* Problem statement *
Go through the data and copy every line exactly, but not the images.

* Data shown *
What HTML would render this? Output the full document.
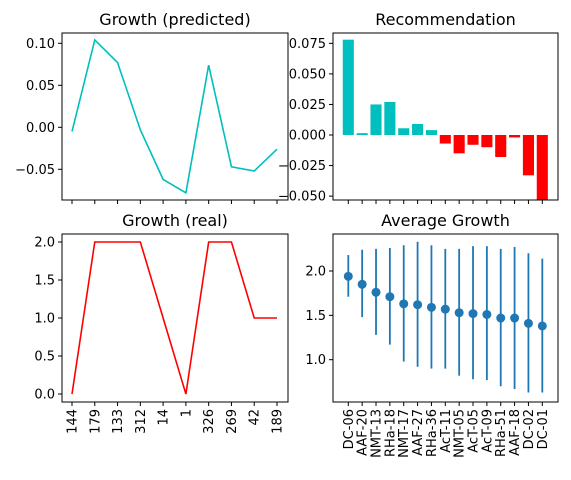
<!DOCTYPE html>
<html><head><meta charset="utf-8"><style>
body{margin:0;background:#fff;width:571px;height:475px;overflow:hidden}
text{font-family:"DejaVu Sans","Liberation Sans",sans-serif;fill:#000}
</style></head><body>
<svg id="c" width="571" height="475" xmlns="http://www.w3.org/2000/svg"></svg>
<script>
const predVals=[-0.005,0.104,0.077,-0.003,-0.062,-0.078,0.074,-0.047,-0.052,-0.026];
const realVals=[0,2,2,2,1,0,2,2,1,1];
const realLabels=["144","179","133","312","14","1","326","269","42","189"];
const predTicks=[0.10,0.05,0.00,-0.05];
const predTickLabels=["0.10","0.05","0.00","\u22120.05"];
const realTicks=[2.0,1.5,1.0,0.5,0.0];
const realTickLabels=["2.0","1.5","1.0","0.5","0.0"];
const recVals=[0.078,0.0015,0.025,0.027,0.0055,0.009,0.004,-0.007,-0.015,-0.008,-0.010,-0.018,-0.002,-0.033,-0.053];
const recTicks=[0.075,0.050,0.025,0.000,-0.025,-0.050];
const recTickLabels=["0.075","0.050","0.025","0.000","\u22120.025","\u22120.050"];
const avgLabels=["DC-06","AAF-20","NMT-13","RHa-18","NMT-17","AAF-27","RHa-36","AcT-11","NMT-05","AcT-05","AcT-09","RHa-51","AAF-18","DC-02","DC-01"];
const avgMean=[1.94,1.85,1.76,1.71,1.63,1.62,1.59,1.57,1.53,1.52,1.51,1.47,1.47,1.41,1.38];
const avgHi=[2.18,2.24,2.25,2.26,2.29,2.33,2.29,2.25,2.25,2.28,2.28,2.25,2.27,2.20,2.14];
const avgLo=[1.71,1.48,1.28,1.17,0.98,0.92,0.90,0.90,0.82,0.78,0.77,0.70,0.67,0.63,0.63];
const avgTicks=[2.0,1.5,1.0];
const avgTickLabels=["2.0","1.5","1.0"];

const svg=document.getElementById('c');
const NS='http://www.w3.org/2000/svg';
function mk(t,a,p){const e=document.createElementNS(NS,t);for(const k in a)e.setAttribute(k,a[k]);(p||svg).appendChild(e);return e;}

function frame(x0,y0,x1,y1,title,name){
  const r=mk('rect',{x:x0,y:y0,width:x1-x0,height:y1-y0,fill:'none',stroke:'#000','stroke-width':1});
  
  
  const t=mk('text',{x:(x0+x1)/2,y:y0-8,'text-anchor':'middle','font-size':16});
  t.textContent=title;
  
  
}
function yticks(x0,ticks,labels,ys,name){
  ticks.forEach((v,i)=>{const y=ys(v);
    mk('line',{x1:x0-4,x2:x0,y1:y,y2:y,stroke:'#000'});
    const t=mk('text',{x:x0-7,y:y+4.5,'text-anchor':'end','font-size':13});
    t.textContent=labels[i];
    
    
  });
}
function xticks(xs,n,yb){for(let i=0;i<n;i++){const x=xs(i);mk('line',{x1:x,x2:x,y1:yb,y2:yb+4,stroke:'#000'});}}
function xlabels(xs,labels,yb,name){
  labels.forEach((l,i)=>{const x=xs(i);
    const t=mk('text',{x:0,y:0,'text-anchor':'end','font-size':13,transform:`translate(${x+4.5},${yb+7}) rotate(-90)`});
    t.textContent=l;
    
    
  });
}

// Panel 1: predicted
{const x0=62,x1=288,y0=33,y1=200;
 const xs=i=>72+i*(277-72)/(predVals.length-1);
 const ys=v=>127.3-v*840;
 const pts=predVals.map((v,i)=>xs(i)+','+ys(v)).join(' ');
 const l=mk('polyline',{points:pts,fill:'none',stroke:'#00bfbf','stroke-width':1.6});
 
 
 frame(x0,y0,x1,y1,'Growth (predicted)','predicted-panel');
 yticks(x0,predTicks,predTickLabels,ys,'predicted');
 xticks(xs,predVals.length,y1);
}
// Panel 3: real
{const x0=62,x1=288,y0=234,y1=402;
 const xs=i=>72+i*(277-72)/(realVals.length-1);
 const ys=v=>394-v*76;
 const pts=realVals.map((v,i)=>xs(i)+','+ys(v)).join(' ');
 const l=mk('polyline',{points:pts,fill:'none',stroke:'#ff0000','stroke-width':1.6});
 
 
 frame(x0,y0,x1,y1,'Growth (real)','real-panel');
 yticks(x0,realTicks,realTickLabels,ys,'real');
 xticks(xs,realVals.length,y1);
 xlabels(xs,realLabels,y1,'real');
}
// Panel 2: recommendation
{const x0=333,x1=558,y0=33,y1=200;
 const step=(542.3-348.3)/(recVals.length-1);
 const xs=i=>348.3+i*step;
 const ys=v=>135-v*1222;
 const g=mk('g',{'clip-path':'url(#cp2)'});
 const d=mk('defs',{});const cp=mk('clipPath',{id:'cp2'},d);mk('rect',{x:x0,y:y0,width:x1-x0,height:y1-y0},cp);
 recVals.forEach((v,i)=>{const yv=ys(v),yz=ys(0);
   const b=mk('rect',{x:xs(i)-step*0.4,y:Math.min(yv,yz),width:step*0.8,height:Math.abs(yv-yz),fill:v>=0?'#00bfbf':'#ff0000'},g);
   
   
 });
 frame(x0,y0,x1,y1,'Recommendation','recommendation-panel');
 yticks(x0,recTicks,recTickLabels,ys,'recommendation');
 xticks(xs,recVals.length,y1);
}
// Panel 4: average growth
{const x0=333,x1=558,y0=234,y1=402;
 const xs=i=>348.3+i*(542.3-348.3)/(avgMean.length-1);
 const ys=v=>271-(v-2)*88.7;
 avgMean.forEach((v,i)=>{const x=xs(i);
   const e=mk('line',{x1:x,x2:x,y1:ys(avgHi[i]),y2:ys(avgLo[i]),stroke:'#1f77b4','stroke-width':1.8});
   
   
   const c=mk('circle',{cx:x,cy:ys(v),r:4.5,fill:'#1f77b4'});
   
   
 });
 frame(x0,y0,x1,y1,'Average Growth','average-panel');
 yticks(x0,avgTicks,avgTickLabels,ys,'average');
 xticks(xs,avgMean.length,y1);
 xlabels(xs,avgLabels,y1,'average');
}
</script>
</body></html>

* Exercise solution *
What HTML would render this? Output the full document.
<!DOCTYPE html>
<html><head><meta charset="utf-8"><style>
body{margin:0;background:#fff;width:571px;height:475px;overflow:hidden}
text{font-family:"DejaVu Sans","Liberation Sans",sans-serif;fill:#000}
</style></head><body>
<svg id="c" width="571" height="475" xmlns="http://www.w3.org/2000/svg"></svg>
<script>
const predVals=[-0.005,0.104,0.077,-0.003,-0.062,-0.078,0.074,-0.047,-0.052,-0.026];
const realVals=[0,2,2,2,1,0,2,2,1,1];
const realLabels=["144","179","133","312","14","1","326","269","42","189"];
const predTicks=[0.10,0.05,0.00,-0.05];
const predTickLabels=["0.10","0.05","0.00","\u22120.05"];
const realTicks=[2.0,1.5,1.0,0.5,0.0];
const realTickLabels=["2.0","1.5","1.0","0.5","0.0"];
const recVals=[0.078,0.0015,0.025,0.027,0.0055,0.009,0.004,-0.007,-0.015,-0.008,-0.010,-0.018,-0.002,-0.033,-0.053];
const recTicks=[0.075,0.050,0.025,0.000,-0.025,-0.050];
const recTickLabels=["0.075","0.050","0.025","0.000","\u22120.025","\u22120.050"];
const avgLabels=["DC-06","AAF-20","NMT-13","RHa-18","NMT-17","AAF-27","RHa-36","AcT-11","NMT-05","AcT-05","AcT-09","RHa-51","AAF-18","DC-02","DC-01"];
const avgMean=[1.94,1.85,1.76,1.71,1.63,1.62,1.59,1.57,1.53,1.52,1.51,1.47,1.47,1.41,1.38];
const avgHi=[2.18,2.24,2.25,2.26,2.29,2.33,2.29,2.25,2.25,2.28,2.28,2.25,2.27,2.20,2.14];
const avgLo=[1.71,1.48,1.28,1.17,0.98,0.92,0.90,0.90,0.82,0.78,0.77,0.70,0.67,0.63,0.63];
const avgTicks=[2.0,1.5,1.0];
const avgTickLabels=["2.0","1.5","1.0"];

const svg=document.getElementById('c');
const NS='http://www.w3.org/2000/svg';
function mk(t,a,p){const e=document.createElementNS(NS,t);for(const k in a)e.setAttribute(k,a[k]);(p||svg).appendChild(e);return e;}

function frame(x0,y0,x1,y1,title,name){
  const r=mk('rect',{x:x0,y:y0,width:x1-x0,height:y1-y0,fill:'none',stroke:'#000','stroke-width':1});
  
  
  const t=mk('text',{x:(x0+x1)/2,y:y0-8,'text-anchor':'middle','font-size':16});
  t.textContent=title;
  
  
}
function yticks(x0,ticks,labels,ys,name){
  ticks.forEach((v,i)=>{const y=ys(v);
    mk('line',{x1:x0-4,x2:x0,y1:y,y2:y,stroke:'#000'});
    const t=mk('text',{x:x0-7,y:y+4.5,'text-anchor':'end','font-size':13});
    t.textContent=labels[i];
    
    
  });
}
function xticks(xs,n,yb){for(let i=0;i<n;i++){const x=xs(i);mk('line',{x1:x,x2:x,y1:yb,y2:yb+4,stroke:'#000'});}}
function xlabels(xs,labels,yb,name){
  labels.forEach((l,i)=>{const x=xs(i);
    const t=mk('text',{x:0,y:0,'text-anchor':'end','font-size':13,transform:`translate(${x+4.5},${yb+7}) rotate(-90)`});
    t.textContent=l;
    
    
  });
}

// Panel 1: predicted
{const x0=62,x1=288,y0=33,y1=200;
 const xs=i=>72+i*(277-72)/(predVals.length-1);
 const ys=v=>127.3-v*840;
 const pts=predVals.map((v,i)=>xs(i)+','+ys(v)).join(' ');
 const l=mk('polyline',{points:pts,fill:'none',stroke:'#00bfbf','stroke-width':1.6});
 
 
 frame(x0,y0,x1,y1,'Growth (predicted)','predicted-panel');
 yticks(x0,predTicks,predTickLabels,ys,'predicted');
 xticks(xs,predVals.length,y1);
}
// Panel 3: real
{const x0=62,x1=288,y0=234,y1=402;
 const xs=i=>72+i*(277-72)/(realVals.length-1);
 const ys=v=>394-v*76;
 const pts=realVals.map((v,i)=>xs(i)+','+ys(v)).join(' ');
 const l=mk('polyline',{points:pts,fill:'none',stroke:'#ff0000','stroke-width':1.6});
 
 
 frame(x0,y0,x1,y1,'Growth (real)','real-panel');
 yticks(x0,realTicks,realTickLabels,ys,'real');
 xticks(xs,realVals.length,y1);
 xlabels(xs,realLabels,y1,'real');
}
// Panel 2: recommendation
{const x0=333,x1=558,y0=33,y1=200;
 const step=(542.3-348.3)/(recVals.length-1);
 const xs=i=>348.3+i*step;
 const ys=v=>135-v*1222;
 const g=mk('g',{'clip-path':'url(#cp2)'});
 const d=mk('defs',{});const cp=mk('clipPath',{id:'cp2'},d);mk('rect',{x:x0,y:y0,width:x1-x0,height:y1-y0},cp);
 recVals.forEach((v,i)=>{const yv=ys(v),yz=ys(0);
   const b=mk('rect',{x:xs(i)-step*0.4,y:Math.min(yv,yz),width:step*0.8,height:Math.abs(yv-yz),fill:v>=0?'#00bfbf':'#ff0000'},g);
   
   
 });
 frame(x0,y0,x1,y1,'Recommendation','recommendation-panel');
 yticks(x0,recTicks,recTickLabels,ys,'recommendation');
 xticks(xs,recVals.length,y1);
}
// Panel 4: average growth
{const x0=333,x1=558,y0=234,y1=402;
 const xs=i=>348.3+i*(542.3-348.3)/(avgMean.length-1);
 const ys=v=>271-(v-2)*88.7;
 avgMean.forEach((v,i)=>{const x=xs(i);
   const e=mk('line',{x1:x,x2:x,y1:ys(avgHi[i]),y2:ys(avgLo[i]),stroke:'#1f77b4','stroke-width':1.8});
   
   
   const c=mk('circle',{cx:x,cy:ys(v),r:4.5,fill:'#1f77b4'});
   
   
 });
 frame(x0,y0,x1,y1,'Average Growth','average-panel');
 yticks(x0,avgTicks,avgTickLabels,ys,'average');
 xticks(xs,avgMean.length,y1);
 xlabels(xs,avgLabels,y1,'average');
}
</script>
</body></html>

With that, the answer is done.